Kevin Tierney, 58 ans, est un homme de contrastes. Producteur du plus grand succès de l'histoire du cinéma canadien, Bon Cop, Bad Cop, il revient avec un film d'auteur, Serveuses demandées. Le producteur anglo-montréalais est un mordu de production qui rêve de cinéma populaire, et bilingue.

Difficile, quand on pense à Kevin Tierney, de ne pas penser à Bon Cop, Bad Cop, à son vertigineux box-office et à ses non moins imposantes ventes en DVD. La machine comique «so Canadian» de Tierney-Canuel-Huard a pourtant peu en commun avec l'intimiste Serveuses demandées, de Guylaine Dionne, qui prend l'affiche vendredi.

Peu, si ce n'est Colm Feore: l'anglo que les Québécois préfèrent y fait une apparition dans l'imper d'un fonctionnaire de la GRC... of course. «Il était connu comme un comédien très Shakespeare, maintenant, à Montréal, tout le monde le reconnaît», s'amuse Kevin Tierney. 

Populariser Colm Feore auprès de la gent féminine d'ici n'est pas la seule bonne action que la culture canadienne devra à Kevin Tierney.

Le producteur planche sur une nouvelle comédie sur le thème très canadien des classes d'immersion, French Immersion.
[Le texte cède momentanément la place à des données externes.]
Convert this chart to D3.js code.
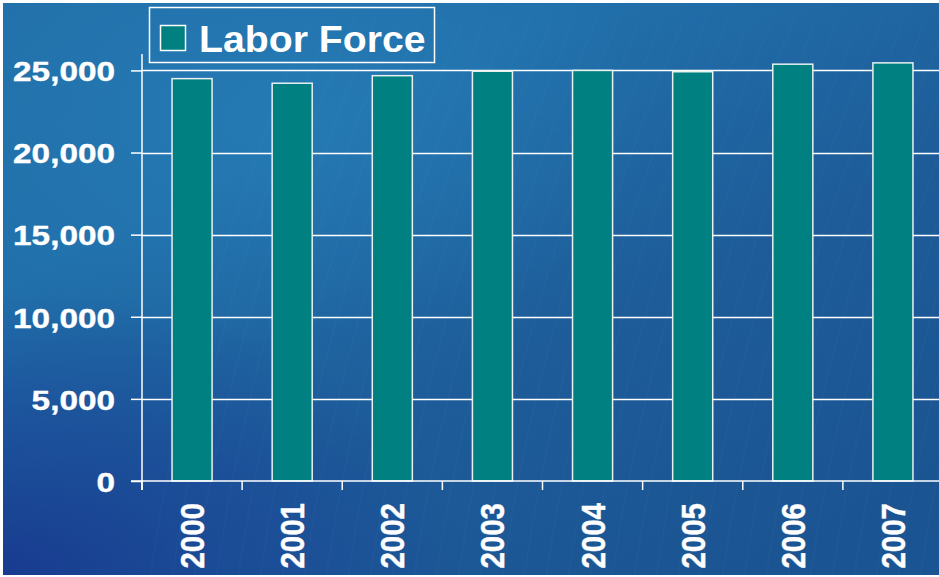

Tierney en rit déjà: «C'est l'histoire de cinq anglos qui viennent étudier le français pendant deux semaines au Québec: c'est cinq bons cops, cinq bad cops.» 

Kevin Tierney a développé cette idée pour la première fois il y a 15 ans, avec le scénariste québécois Jefferson Lewis, pour être tourné par Francis Mankiewicz. Le film ne s'est pas fait et c'est lors d'un hommage à Mankiewicz, bien des années plus tard, que Tierney repense au projet et le relance.

Par un drôle de hasard, c'est une série documentaire consacrée au père du bilinguisme canadien et des classes d'immersion qui lance la carrière de producteur de Tierney. En 1994, Pierre Elliott Trudeau: Mémoires, qu'il coproduit avec Rock Demers, se voit décerner le prix Gémeaux de la meilleure série documentaire.

«On devrait faire ça avec tous nos grands chefs d'État», croit Kevin Tierney. De Pierre Elliott Trudeau, le producteur se souvient d'un homme «assez spécial», extrêmement rigoureux, à qui il avait confié n'avoir jamais voté pour lui. «Il était assez choqué», s'amuse-t-il.

L'un de ses derniers projets, The Trotsky, tourné l'été dernier, jouera lui aussi la carte du Montréal anglo. L'enfant chéri de la comédie américaine, le très montréalais Jay Baruchel (Tropic Thunder), y tient le premier rôle, entouré, entre autres, de Colm Feore, Anne-Marie Cadieux, Geneviève Bujold et Hélène Bourgeois-Leclerc.

The Trotsky est campé dans le monde «très anglophone de Montréal, où les gens parlent aussi français: c'est plutôt Mordecai Richler, mais en 2009», se réjouit Kevin Tierney, visiblement enthousiasmé par le premier long métrage réalisé par son fils, Jacob Tierney - d'abord comédien, vu dans Watatatow.

Arrivé à la production presque par hasard - Kevin Tierney a été professeur au cégep John-Abbott avant de se joindre aux productions La fête, de Rock Demers, puis de fonder sa propre société, Park Ex Pictures - le producteur évoque, avec humour, une jeunesse anglophone à Montréal.

D'origine irlandaise par son père comme par sa mère, il se souvient de son grand-père «qui détestait les Anglais» mais qui malgré tout se faisait traiter d'Anglais par les francophones; de l'école catholique, fréquentée le soir, sur la Rive-Sud. Tierney voit toujours les deux solitudes: «Quand je suis à Toronto, je me sens toujours montréalais!» s'exclame-t-il.

Park Ex Pitcures ne manque pas de projets de films pour l'avenir, en anglais, donc, mais aussi en français. En dépit des succès passés et à venir, Kevin Tierney ne souhaite pas agrandir Park Ex Pictures. «J'ai gardé la notion de small is beautiful», assure-t-il.